Since a capacitor does not allow DC to pass through, it becomes an open circuit. That is, VinDC = DoutDC
When a capacitor allows AC to pass through, it becomes a short circuit. Here, the value of the current flowing changes depending on the resistance value of R. Therefore, to reduce the current flow, i.e., heat generation, the size of the R component can be increased.
Transistor
The purpose of a transistor is to be a device that allows you to control the current freely!
B is called the base, E is called the emitter, and C is called the collector. When the switch is turned on by B, it connects E-C to allow current to flow, and otherwise, it cuts it off. The question of how the amount of current flowing is determined is based on how much voltage is applied between B-E!!
Depending on the amount of voltage applied to the base, saturation region, active region, and cutoff region are created. Active region: The region where the current between C-E changes significantly due to the input to B! Cutoff region: The region where the voltage of B is too low and no current flows between C-E! Saturation region: The region where the voltage of B is too high and no more current flows between C-E!
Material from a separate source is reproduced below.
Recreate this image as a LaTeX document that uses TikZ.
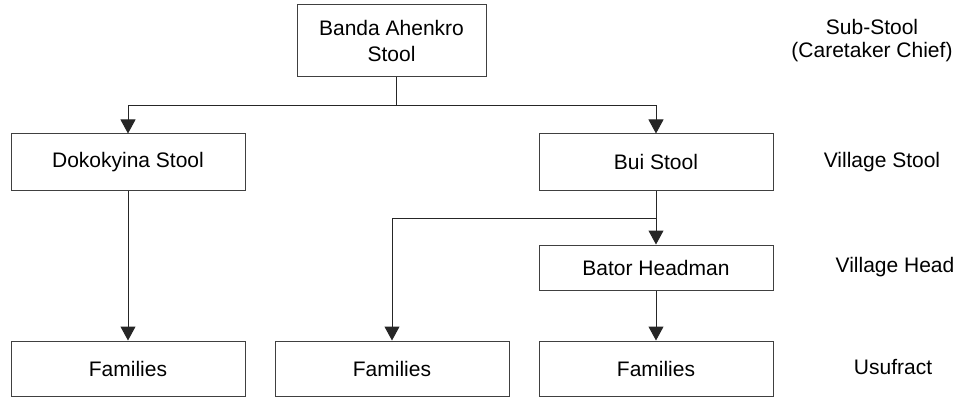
\documentclass[tikz,border=0pt]{standalone}
\usepackage{fontspec}
\setmainfont{Liberation Sans}
\usetikzlibrary{arrows.meta,calc}
\begin{document}
\begin{tikzpicture}[x=1pt,y=1pt,
  box/.style={draw=black!75,line width=1pt,fill=white,inner sep=0pt,
    minimum width=234pt,font=\fontsize{21}{26}\selectfont,align=center},
  link/.style={draw=black!85,line width=1pt},
  arrowlink/.style={link,-{Triangle[length=14pt,width=15pt]}},
  side/.style={font=\fontsize{21}{23}\selectfont,align=center,inner sep=0pt}]
  \useasboundingbox[fill=white] (0,0) rectangle (958,397);

  % organisation boxes
  \node[box,minimum width=189pt,minimum height=72pt] (banda) at (391.5,356) {Banda Ahenkro\\Stool};
  \node[box,minimum height=56pt] (dok) at (128,235) {Dokokyina Stool};
  \node[box,minimum height=56pt] (bui) at (656,235) {Bui Stool};
  \node[box,minimum height=45pt] (bator) at (656,129.5) {Bator Headman};
  \node[box,minimum height=55pt] (fam1) at (128,28.5) {Families};
  \node[box,minimum height=55pt] (fam2) at (392,28.5) {Families};
  \node[box,minimum height=55pt] (fam3) at (656,28.5) {Families};

  % level captions
  \node[side] (lvl1) at (872,356) {Sub-Stool\\(Caretaker Chief)};
  \node[side] (lvl2) at (882,235) {Village Stool};
  \node[side] (lvl3) at (895,130) {Village Head};
  \node[side] (lvl4) at (893,30) {Usufract};

  % junction points
  \coordinate (bus) at (396,291);
  \coordinate (branch) at (656,178.3);

  % connectors
  \draw[link] (bus |- banda.south) -- (bus);
  \draw[arrowlink] (bus) -| (dok.north);
  \draw[arrowlink] (bus) -| (bui.north);
  \draw[arrowlink] (dok.south) -- (fam1.north);
  \draw[arrowlink] (bui.south) -- (bator.north);
  \draw[arrowlink] (branch) -| (fam2.north);
  \draw[arrowlink] (bator.south) -- (fam3.north);
\end{tikzpicture}
\end{document}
The two functions of the transistor come from here: amplification and switching!
Switching is expressed using the cutoff region and the saturation region,
and amplification can be expressed using the active region.
4. Pull up, Pull down, & Open Collector
Low Active is indicated by CS(chip select)_, /, etc., and means it operates at a low voltage. Conversely, High Active means it operates at a high voltage (1).
As shown in the figure, if the Digital Chip is a large resistor, in Low Active, Pull up means that when the switch is turned on, a 0 value is applied to the Digital Chip, and Pull down means that when the switch is turned off, a high value is applied to the chip. In High Active, it's the opposite!!
Pull up & Pull down can be said to be operations that change depending on what the default level value is set to. In the real world, if a chip is like the example above, even a small static electricity can cause the motor to operate. If that motor is a cannon, that would be a huge problem.
Transistors play the same role as pull up & pull down.